New York The air thick with dust and tinged with bitter smoke, a city still patching together phone lines and electricity battled to get back to business for Monday's reopening of Wall Street.
The New York Stock Exchange and the Mercantile Exchange, as well as City Hall and other government buildings and courthouses, are to reopen today, even as much of lower Manhattan remains inaccessible.
"We think we're ready for it," Mayor Rudolph Giuliani said Sunday. "Some of it obviously ... is trial and error." Investors anxiously awaited the markets' reopening.
Five days after two hijacked commercial jetliners brought down the World Trade Center, parts of the island's southern tip are still without electricity or telephone service. Streets are crisscrossed with heavy utility cables and portable generators stand on sidewalks.
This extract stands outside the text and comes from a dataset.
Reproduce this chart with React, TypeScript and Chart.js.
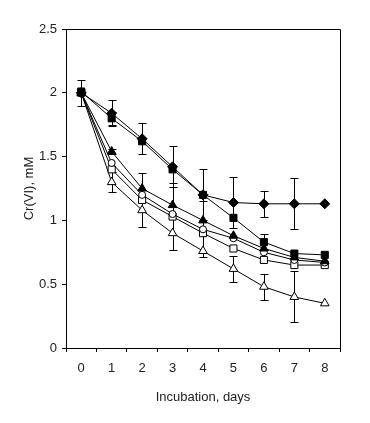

The Wall Street subway station is closed, and only subways on the east side of downtown Manhattan will run at all.
A new ferry service will carry passengers across the East River from Brooklyn. Streets are closed to vehicles and some thoroughfares are blocked altogether.
Even so, Giuliani has made reopening the area home to the city's financial and government sectors a priority. The New York Stock Exchange had a successful test Saturday of its computer and communications systems.
The computerized Nasdaq Stock Market, which doesn't have a trading floor as the NYSE does on Wall Street, said it had also conducted a successful test of its systems.
The NYSE was not physically damaged in the attack. But a telephone switching operation was knocked out, severing some of the communications systems used in trading. A number of investment firms suffered damage that forced them to relocate some of their operations and re-establish computer links.
A lot is at stake. About $100 billion worth of trades are conducted daily on the NYSE, Nasdaq Stock Market and American Stock Exchange, according to the Securities Industry Assn. Those trades haven't been conducted since the market closed.
Though bonds and some commodities resumed trading Thursday, this has been the stock market's longest closure since the midst of the Depression in 1933, when the government declared a banking holiday that lasted for more than a week.
Business owners and residents are concerned that the tens of thousands of people returning to work could create chaos in a fragile situation.
"I don't know how much this place can take," said Elizabeth Hart, who lives on John Street, three blocks from where the World Trade Center stood. "There's no power, it smells bad. The last thing we need is crowds going to work down here."
Despite Giuliani's optimism, some business owners say they may need days, even weeks, to prepare.
"I don't think it's going to be possible. I don't know how they say they can open," said Marek Zieba, the superintendent of an apartment building on Ann Street. "It's good for the people, but I don't think they can open."
Dennis Goin, president of the Goin & Co. brokerage firm, is so concerned about potential chaos this morning that he plans to sleep inside his company's office, just down the street from the NYSE building.
Goin's firm usually trades on the floor of the American Stock Exchange, which was left without electricity and will temporarily operate out of the New York exchange.
Besides the problems with infrastructure, Goin said the return to work is likely to be emotionally searing as well today and beyond.
"It will be a long time before people think of it as business as usual, because you might be calling to people ... who you might call once a month, and when you place that call, you might be told that Joe isn't here anymore," he said.